In what follows, I will use "continuous" in the sense of "continuous enough for an analyst to care about it or find it interesting" and not in the sense of "morphism between topological spaces"; the latter sense is obviously much more general. However, I believe the former sense better captures the layperson's intuition of the word continuous, as well as what Riesz was referring to. Indeed, some consider analysis to consist of "precise formulation of intuitive notions of... continuity", or the study of "continuous change". Only the former sense of the term "continuous" makes sense in these contexts, whereas the latter does not.

Functional analysis is often taught as, and to some extent de facto is, a continuation of real and/or complex analysis. To some extent, the distinction is only relevant for elementary analysis, since problems in the field inevitably lead one to consider function spaces.

What unifies these spaces being studied? That they all are topological vector spaces over $\mathbb{R}$ or $\mathbb{C}$, often with multiple compatible/interesting topologies to choose from. (If we want to include the study of manifolds/differential geometry, then one has to abstract further to "spaces which are locally homeomorphic to topological vector spaces over $\mathbb{R}/\mathbb{C}$.)

One might object that one shouldn't need an "algebraic" structure to define spaces which correspond to the intuitive notion of "continuous", and that topological structure should be all that is necessary.

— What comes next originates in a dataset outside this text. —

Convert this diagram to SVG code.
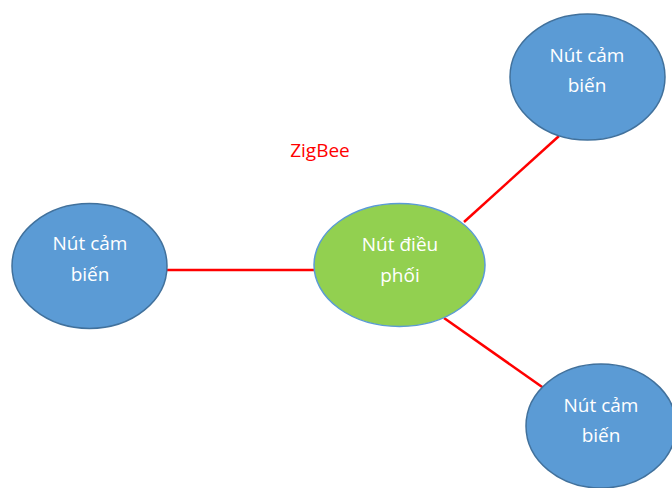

However, I have several responses to this:

  1. Remember that the topological notion of continuity doesn't correspond to the intuitive notion conveyed by the use of the word "continuous" in everyday speech.

  2. We can think of the algebraic condition of being a vector space over $\mathbb{R}$ or $\mathbb{C}$ as meaning that the space "plays nice" with $\mathbb{R}$ and $\mathbb{C}$. Since these two are in some sense the simplest possible spaces for which we don't have to worry about Cauchy sequences not converging, any space that plays nicely with them will be more likely to correspond to our intuition that a Cauchy sequence "should" converge.

  3. If we want to include function spaces, then we need to restrict ourselves to vector spaces, because almost any function space in which we could possibly be interested in (as an analyst) is a vector space.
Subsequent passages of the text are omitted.